(Code that draws figures)
-- start --

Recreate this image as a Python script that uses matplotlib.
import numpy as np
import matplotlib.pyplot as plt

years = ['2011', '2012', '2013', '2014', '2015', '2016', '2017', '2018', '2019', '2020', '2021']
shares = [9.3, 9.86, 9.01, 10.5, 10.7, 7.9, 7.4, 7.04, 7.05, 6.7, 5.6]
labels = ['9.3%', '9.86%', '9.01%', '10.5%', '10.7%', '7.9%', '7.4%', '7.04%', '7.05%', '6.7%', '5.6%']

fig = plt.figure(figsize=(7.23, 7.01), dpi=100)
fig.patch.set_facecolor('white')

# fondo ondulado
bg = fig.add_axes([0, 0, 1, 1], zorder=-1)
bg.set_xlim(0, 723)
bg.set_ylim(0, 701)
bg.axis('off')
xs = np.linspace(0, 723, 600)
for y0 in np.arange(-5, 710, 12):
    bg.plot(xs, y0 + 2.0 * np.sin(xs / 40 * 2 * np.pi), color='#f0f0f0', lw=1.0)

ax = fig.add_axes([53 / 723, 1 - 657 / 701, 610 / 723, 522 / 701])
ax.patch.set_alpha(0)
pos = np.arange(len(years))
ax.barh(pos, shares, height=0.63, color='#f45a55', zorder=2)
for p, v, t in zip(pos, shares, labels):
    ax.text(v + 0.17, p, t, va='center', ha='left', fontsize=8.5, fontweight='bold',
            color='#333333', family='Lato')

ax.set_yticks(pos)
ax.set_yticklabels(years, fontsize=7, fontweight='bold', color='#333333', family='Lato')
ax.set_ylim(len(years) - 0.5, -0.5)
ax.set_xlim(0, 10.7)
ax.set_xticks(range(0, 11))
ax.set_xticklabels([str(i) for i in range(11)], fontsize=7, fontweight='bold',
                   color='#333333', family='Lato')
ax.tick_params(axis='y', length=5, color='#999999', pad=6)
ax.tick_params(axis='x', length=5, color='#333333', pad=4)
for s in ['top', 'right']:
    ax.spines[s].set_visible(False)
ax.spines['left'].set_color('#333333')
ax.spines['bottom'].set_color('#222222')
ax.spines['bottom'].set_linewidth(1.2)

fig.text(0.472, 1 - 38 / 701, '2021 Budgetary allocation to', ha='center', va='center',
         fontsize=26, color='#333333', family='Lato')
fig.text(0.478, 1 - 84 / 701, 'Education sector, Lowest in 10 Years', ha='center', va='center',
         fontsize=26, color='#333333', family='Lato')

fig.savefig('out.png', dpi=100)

-- end --
-- start --

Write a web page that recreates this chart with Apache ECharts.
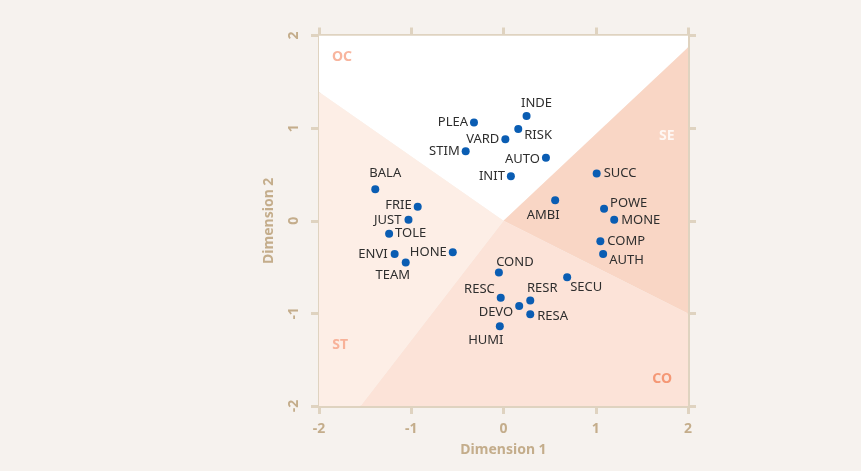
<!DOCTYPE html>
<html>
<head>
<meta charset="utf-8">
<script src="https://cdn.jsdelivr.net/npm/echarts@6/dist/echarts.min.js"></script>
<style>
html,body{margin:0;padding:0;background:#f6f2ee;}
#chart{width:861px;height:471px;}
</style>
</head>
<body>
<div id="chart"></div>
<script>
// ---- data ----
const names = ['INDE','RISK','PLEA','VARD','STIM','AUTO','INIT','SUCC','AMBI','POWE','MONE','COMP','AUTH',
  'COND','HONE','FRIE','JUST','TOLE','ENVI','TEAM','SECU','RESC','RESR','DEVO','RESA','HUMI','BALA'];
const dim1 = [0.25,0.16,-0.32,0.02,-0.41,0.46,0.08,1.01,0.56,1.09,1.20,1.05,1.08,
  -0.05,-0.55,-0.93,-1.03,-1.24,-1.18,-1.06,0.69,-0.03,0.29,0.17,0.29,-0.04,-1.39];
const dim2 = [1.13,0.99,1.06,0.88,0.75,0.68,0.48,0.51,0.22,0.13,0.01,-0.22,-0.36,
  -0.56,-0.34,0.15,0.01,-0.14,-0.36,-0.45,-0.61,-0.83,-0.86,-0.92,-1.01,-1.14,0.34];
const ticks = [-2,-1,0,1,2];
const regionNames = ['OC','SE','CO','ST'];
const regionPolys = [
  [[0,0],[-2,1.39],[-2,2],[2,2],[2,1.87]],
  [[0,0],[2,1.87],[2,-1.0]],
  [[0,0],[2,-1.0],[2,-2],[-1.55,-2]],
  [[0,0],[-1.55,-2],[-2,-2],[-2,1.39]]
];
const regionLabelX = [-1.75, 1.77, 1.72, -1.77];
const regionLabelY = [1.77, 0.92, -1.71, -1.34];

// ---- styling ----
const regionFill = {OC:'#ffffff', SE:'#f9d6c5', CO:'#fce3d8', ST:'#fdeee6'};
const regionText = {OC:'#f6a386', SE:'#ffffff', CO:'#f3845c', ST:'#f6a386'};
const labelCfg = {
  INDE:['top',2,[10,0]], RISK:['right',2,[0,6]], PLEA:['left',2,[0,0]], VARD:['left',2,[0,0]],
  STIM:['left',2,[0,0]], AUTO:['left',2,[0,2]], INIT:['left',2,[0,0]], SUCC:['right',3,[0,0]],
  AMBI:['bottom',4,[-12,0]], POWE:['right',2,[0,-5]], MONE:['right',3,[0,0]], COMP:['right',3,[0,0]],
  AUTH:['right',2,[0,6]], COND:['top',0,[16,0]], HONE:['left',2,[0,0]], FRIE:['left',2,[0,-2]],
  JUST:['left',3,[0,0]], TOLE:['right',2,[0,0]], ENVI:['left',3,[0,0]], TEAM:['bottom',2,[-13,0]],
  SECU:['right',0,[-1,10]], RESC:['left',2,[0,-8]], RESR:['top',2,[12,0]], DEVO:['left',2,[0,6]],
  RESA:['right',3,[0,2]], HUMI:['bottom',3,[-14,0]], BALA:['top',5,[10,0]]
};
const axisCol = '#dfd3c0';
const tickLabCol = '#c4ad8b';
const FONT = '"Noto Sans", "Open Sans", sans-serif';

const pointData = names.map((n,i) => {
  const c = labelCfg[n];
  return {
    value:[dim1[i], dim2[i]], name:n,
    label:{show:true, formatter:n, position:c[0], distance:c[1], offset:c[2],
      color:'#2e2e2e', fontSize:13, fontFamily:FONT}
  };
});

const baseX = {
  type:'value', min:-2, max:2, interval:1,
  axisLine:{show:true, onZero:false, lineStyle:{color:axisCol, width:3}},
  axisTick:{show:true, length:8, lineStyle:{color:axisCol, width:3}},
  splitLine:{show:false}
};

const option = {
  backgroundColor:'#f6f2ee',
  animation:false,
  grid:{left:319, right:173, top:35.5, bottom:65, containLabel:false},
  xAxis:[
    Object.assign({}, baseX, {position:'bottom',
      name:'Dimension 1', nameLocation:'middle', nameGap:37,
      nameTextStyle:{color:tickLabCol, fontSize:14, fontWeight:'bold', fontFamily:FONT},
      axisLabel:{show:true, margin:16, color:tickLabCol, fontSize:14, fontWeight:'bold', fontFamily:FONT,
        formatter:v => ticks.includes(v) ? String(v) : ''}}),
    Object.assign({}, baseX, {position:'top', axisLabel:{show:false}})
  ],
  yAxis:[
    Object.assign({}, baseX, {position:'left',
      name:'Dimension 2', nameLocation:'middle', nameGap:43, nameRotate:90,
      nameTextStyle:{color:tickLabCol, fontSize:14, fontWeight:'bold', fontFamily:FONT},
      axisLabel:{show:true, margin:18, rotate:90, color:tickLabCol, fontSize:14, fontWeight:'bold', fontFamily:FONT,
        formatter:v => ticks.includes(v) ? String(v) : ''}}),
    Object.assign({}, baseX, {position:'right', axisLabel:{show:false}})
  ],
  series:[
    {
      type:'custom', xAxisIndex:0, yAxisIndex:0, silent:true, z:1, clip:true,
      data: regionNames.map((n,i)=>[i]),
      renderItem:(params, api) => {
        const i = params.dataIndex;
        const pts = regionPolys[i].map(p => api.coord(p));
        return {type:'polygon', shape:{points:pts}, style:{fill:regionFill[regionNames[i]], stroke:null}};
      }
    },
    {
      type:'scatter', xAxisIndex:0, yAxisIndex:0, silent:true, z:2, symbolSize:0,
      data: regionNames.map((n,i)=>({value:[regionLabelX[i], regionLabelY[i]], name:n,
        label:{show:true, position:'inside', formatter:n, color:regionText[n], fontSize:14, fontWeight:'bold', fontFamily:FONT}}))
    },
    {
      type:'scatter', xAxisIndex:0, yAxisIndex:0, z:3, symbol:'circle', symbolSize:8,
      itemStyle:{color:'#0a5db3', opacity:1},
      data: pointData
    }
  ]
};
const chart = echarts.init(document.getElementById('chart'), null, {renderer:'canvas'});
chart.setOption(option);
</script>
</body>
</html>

-- end --

_Exercise_: Reproduce, starting at the line containing "Write a web" and stopping after the line containing "const regionLabelY = [1.77, 0.92, -1.71, -1.34];", each of those lines exactly and no others; leave pictures out.

_Exercise output_:
Write a web page that recreates this chart with Apache ECharts.
<!DOCTYPE html>
<html>
<head>
<meta charset="utf-8">
<script src="https://cdn.jsdelivr.net/npm/echarts@6/dist/echarts.min.js"></script>
<style>
html,body{margin:0;padding:0;background:#f6f2ee;}
#chart{width:861px;height:471px;}
</style>
</head>
<body>
<div id="chart"></div>
<script>
// ---- data ----
const names = ['INDE','RISK','PLEA','VARD','STIM','AUTO','INIT','SUCC','AMBI','POWE','MONE','COMP','AUTH',
  'COND','HONE','FRIE','JUST','TOLE','ENVI','TEAM','SECU','RESC','RESR','DEVO','RESA','HUMI','BALA'];
const dim1 = [0.25,0.16,-0.32,0.02,-0.41,0.46,0.08,1.01,0.56,1.09,1.20,1.05,1.08,
  -0.05,-0.55,-0.93,-1.03,-1.24,-1.18,-1.06,0.69,-0.03,0.29,0.17,0.29,-0.04,-1.39];
const dim2 = [1.13,0.99,1.06,0.88,0.75,0.68,0.48,0.51,0.22,0.13,0.01,-0.22,-0.36,
  -0.56,-0.34,0.15,0.01,-0.14,-0.36,-0.45,-0.61,-0.83,-0.86,-0.92,-1.01,-1.14,0.34];
const ticks = [-2,-1,0,1,2];
const regionNames = ['OC','SE','CO','ST'];
const regionPolys = [
  [[0,0],[-2,1.39],[-2,2],[2,2],[2,1.87]],
  [[0,0],[2,1.87],[2,-1.0]],
  [[0,0],[2,-1.0],[2,-2],[-1.55,-2]],
  [[0,0],[-1.55,-2],[-2,-2],[-2,1.39]]
];
const regionLabelX = [-1.75, 1.77, 1.72, -1.77];
const regionLabelY = [1.77, 0.92, -1.71, -1.34];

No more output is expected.